Ingesting Documents and RDF
Strangle, MarkLogic appears to have some best documentation of dealing with documents and RDF in a single data hub, even though the concept isn’t unique to MarkLogic. As I’ve blogged about before, there are a number of other products, and its conceivable to build your own using various open source frameworks and libraries (Apache Jena etc)
The BBC News sample is probably the best I’ve found so far.
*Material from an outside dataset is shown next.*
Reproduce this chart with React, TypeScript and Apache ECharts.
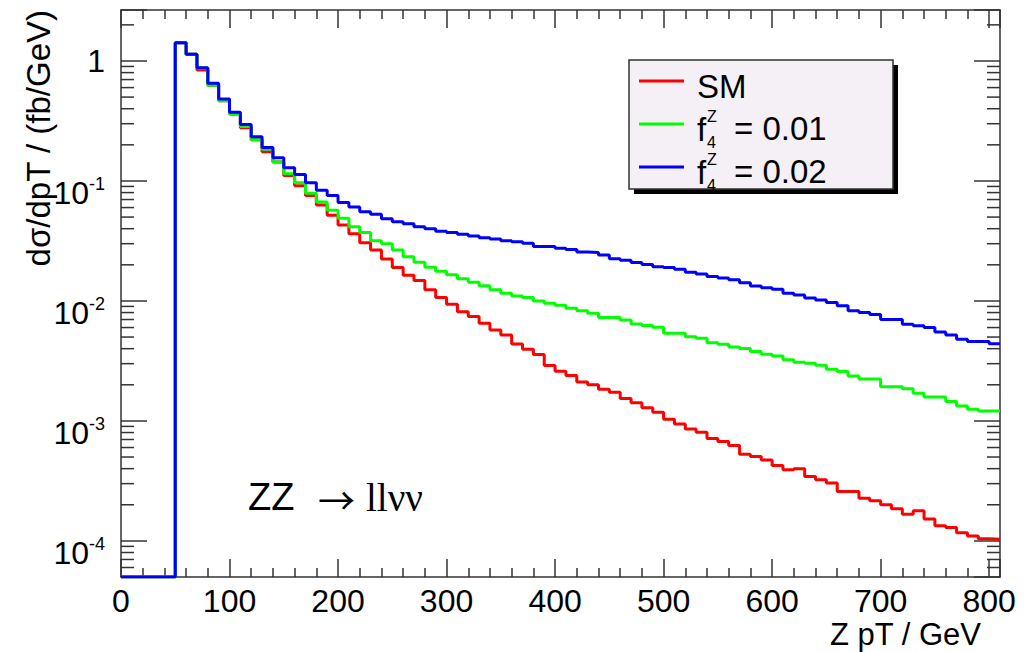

We started with each article as a single XHTML document. We then used OpenCalais to analyze the articles and find the entities (real-world things) within them. OpenCalais spotted entities like people, their roles, places (cities and countries) and organizations. On top of this it linked individuals with their role(s) and also determined the subject headings (categories) of the documents. For example, for one news article, OpenCalais generated triples for us that indicated the item was about war, identified the places mentioned in the article, and provided geo-location information for those places
The results can be seen in the downloadable zip, which provides a directory for the source (XHTML articles), and a directory wih the generated RDF file from OpenCalais. The RDF file uses rdf:Description to reference to the original BBC URL of the article. Both the XHTML and the RDF files are then ingested into MarkLogic – as expected.
Finally, “SPARQL and XQuery Together” shows how to leverage both content structures.
Interested in anyones experience of MarkLogic, as the documents hints at a cool product.